Thursday, May 13, 2010

The Conversation of Cows


To say that animals do not speak is a grave error. I have been privy to remarkable conversations over the years and I’m here to tell you that those who eschew evesdropping, for moral reasons or otherwise, miss out on a lot.


The first time I realized with absolute certainty that animals converse was long ago while living in a developed area consisting of small homes on three acre plots. Each plot was complete with barns of varying architectural quality and the requisite pond. Our own home site included five large oaks, a stream in the front yard that ran through a tube beneath the driveway and a row of heavy-bearing apple trees, grapevines and a garden lot in the side yard.


The acre of pasture, sturdily fenced with woven wire, at the back contained our very own barn painted a rather fantastic pink and trimmed with cute little white shutters and pink doors with white crossbars on them. At the time, this pasture was the sole domain of Fred, a Jersey steer, originally purchased by city-bound friends to fill their freezer.


After making the mistake common to all novices of the agricultural world of allowing themselves and their two small daughters to accept the slobbering friendship Fred offered from day one, Fred was taken off the freezer list and hauled out to our place. There he enjoyed the good life of soft summer mornings, heat-hazed afternoons, sweet twilights, and the camaraderie of my sister-in-law’s milk cow and the black calf by her side. Fred and the cow would spend long and silent hours, each on their own side of the fence, swishing flies and occasionally swiping each others’ faces with long, wet rubbery tongues.


Fred’s lot in life was enhanced by the fact that he was able to come and go at will. One of the lessons I learned from Fred was that fences, no matter how good, only keep livestock in as long as they don’t have any pressing reason to get out.


However, Fred pretty much stayed in the pasture unless the kids were playing in the back yard, (he loved company and was incredibly curious) or I was hanging laundry. He had the habit of wandering along behind me to slurp the wet clothes, I think he liked the taste of soap, and I was always having to stick my arm down his throat to drag out a towel or something he had managed to half swallow.


Fred was very smart for a steer and until the last three days of his sojourn with us, never left the place. Even I, who believe in the conversation of cows, admit that his disappearance from the neighborhood the very day the call was finally made to send him to Morris’s Meat Locker in town, could have been a coincidence. It was not until three days later that we located him a mile and a half from home and clear across the highway. I’ll let you draw your own conclusions here.

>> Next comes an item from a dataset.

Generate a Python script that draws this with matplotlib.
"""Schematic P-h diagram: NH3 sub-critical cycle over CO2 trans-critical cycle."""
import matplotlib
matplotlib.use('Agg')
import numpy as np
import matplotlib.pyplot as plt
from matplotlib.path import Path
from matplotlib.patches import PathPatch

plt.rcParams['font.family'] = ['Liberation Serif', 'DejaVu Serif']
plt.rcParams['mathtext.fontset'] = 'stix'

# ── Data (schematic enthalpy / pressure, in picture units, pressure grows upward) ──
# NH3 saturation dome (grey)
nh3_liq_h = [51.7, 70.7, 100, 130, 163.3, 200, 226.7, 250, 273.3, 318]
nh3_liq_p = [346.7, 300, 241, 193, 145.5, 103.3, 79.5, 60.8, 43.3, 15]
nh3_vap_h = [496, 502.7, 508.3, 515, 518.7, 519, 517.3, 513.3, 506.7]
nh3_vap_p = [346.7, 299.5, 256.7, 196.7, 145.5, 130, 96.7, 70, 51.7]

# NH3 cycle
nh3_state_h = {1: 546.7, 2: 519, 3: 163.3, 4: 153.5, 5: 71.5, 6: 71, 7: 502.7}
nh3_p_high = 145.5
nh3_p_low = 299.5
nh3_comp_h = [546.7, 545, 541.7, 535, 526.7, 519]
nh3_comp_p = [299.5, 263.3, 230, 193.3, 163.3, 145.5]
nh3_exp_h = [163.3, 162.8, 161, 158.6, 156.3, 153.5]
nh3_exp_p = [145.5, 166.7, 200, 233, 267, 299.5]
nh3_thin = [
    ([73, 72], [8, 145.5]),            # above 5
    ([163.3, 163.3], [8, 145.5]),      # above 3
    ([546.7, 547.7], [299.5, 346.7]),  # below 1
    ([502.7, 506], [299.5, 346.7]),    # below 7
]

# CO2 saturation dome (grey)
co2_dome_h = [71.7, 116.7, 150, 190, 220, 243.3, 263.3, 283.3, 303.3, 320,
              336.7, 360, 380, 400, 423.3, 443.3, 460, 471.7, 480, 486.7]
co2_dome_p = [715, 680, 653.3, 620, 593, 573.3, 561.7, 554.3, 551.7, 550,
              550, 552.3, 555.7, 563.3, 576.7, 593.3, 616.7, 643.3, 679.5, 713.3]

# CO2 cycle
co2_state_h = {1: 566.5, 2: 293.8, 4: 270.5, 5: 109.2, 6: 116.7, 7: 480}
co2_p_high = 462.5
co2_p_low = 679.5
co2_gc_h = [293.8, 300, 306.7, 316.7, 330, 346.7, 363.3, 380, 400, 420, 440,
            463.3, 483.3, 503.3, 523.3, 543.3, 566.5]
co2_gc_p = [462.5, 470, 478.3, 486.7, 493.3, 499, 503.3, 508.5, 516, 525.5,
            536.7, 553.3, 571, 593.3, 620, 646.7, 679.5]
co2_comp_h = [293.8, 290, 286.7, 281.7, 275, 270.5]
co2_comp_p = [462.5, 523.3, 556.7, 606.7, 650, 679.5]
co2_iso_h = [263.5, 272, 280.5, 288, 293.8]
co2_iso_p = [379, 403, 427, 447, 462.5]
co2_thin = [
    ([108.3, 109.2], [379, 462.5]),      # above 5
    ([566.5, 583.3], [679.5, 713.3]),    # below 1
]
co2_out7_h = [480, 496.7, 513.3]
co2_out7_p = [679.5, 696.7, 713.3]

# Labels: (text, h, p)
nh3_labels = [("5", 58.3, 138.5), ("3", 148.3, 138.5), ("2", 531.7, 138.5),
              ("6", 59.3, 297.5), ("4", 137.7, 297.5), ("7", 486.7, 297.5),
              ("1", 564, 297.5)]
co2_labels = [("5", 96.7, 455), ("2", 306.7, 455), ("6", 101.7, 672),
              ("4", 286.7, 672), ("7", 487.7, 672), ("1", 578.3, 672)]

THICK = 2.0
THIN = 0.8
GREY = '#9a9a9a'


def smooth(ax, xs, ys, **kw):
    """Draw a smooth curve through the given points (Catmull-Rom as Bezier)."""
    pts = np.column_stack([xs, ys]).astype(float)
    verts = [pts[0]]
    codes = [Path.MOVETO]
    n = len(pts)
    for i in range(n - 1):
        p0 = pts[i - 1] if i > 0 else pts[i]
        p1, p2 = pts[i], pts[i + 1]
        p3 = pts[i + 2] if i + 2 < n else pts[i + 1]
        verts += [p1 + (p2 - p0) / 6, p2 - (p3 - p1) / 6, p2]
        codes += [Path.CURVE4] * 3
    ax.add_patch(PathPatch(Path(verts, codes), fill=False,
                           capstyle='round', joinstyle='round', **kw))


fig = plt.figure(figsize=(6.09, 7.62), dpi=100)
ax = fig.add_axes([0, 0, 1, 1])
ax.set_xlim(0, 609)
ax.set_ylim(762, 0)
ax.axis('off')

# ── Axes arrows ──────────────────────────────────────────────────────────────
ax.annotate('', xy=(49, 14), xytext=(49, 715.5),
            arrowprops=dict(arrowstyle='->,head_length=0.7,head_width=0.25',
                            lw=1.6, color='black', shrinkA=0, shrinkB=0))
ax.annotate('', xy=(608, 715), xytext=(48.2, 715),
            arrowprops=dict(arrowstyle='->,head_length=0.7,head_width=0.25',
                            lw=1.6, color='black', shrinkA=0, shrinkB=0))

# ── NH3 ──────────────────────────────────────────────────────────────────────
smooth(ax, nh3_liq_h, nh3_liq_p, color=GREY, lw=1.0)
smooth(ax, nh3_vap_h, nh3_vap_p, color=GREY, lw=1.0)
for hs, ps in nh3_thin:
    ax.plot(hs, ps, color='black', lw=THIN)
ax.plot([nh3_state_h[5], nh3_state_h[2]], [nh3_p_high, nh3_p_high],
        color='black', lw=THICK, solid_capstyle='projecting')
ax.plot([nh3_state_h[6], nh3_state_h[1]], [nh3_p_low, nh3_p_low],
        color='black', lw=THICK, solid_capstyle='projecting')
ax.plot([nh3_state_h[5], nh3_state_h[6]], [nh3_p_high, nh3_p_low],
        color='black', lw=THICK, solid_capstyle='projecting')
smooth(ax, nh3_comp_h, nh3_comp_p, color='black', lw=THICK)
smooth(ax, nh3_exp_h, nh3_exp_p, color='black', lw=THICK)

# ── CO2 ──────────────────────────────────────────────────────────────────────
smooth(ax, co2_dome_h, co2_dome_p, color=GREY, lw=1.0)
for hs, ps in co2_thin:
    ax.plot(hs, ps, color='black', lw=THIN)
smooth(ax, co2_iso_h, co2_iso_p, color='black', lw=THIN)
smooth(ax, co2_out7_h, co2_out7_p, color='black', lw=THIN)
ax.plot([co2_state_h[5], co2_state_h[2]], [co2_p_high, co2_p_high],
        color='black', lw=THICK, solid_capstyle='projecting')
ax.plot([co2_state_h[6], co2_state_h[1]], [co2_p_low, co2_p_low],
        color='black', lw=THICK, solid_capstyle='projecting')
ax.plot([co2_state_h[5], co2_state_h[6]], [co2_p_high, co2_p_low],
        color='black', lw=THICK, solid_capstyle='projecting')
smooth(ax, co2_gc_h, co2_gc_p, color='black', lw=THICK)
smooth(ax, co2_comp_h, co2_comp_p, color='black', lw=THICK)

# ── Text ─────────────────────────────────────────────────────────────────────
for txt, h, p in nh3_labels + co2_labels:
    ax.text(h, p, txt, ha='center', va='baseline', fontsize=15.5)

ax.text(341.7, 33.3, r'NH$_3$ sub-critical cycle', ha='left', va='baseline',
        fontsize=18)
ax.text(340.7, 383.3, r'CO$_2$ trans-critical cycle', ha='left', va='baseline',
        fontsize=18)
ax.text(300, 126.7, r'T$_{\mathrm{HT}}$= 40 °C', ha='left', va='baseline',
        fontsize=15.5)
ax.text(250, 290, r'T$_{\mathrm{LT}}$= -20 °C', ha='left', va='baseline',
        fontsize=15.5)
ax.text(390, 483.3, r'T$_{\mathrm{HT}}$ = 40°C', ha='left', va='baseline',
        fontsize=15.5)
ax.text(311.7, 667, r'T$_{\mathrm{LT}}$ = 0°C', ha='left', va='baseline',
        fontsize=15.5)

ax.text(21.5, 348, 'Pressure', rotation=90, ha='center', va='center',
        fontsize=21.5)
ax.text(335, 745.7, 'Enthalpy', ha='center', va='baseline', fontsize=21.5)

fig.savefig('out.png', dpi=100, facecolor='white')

If Fred was ever bored he never complained so I was surprised to see his excitement when the new owners moved into the place at our south fence line. But even I was impressed. It took them three days to unload. The first day the large cattle van groaned up the drive, easily visible from my back porch, four times. As soon as all this excitement commenced Fred ran like a deer, tail hiked in a wide sweeping curve, from the fence line where the milk cow and her black calf stood to station himself at the opposite fence line.


The first load contained a large but ancient white horse who seemed unable to lift his head above the level of his front hocks. I never saw a horse look so tired. Beside him trotted a very small brown pony. We learned later that the big one ate fence posts and the little one bit. But that was later.


Horses are convivial people for the most part and that day it didn’t take the pair long to approach Fred at the fence and..well the only way to say it is that they “communed.’ Heads hung low, hindquarters shifting rhythmically, punctuations of an occasional horse headshake or an indignant switch of Fred’s tail, the conversation obviously covered all the rudiments of new acquaintanceship.


I didn’t have anything better to do that day, like my life has been so earth shatteringly interesting, so I stayed there on the porch and watched the comings and goings of the trucked in newcomers and Fred’s neighborly response. After a few dozen headshakes and tail switchings Fred turned on a dime, the old tail hiked up and off he ran to report to the milk cow and the black calf. Same story, different fence. Heads down, indignant tail switchings, punctuated this time by long gazes across Fred’s shoulder toward the newcomers at the far fence line.


Another unloading, this time two black steers and a spotted cow..they understood the drill..straight to the fence line. Fred’s at his station..heads down..tailswitchings.. Turns on a dime and back to the milk cow and the black calf.


This continued until an incredible Noah’s Arc, sans arc, appeared on the three adjacent acres. Like I say, even I was impressed.


Throughout the rest of Fred’s stay with us he reported faithfully back and forth between the two, obviously friendly, camps regarding who’s moving in..who’s moving out..the health of all new babies..the inevitable death of the old horse.. Of course this is only conjecture on my part. I have no way of really knowing what was said in those urgently friendly first conversations or the subsequent neighborly discourse. But one thing I do know. They were conversing.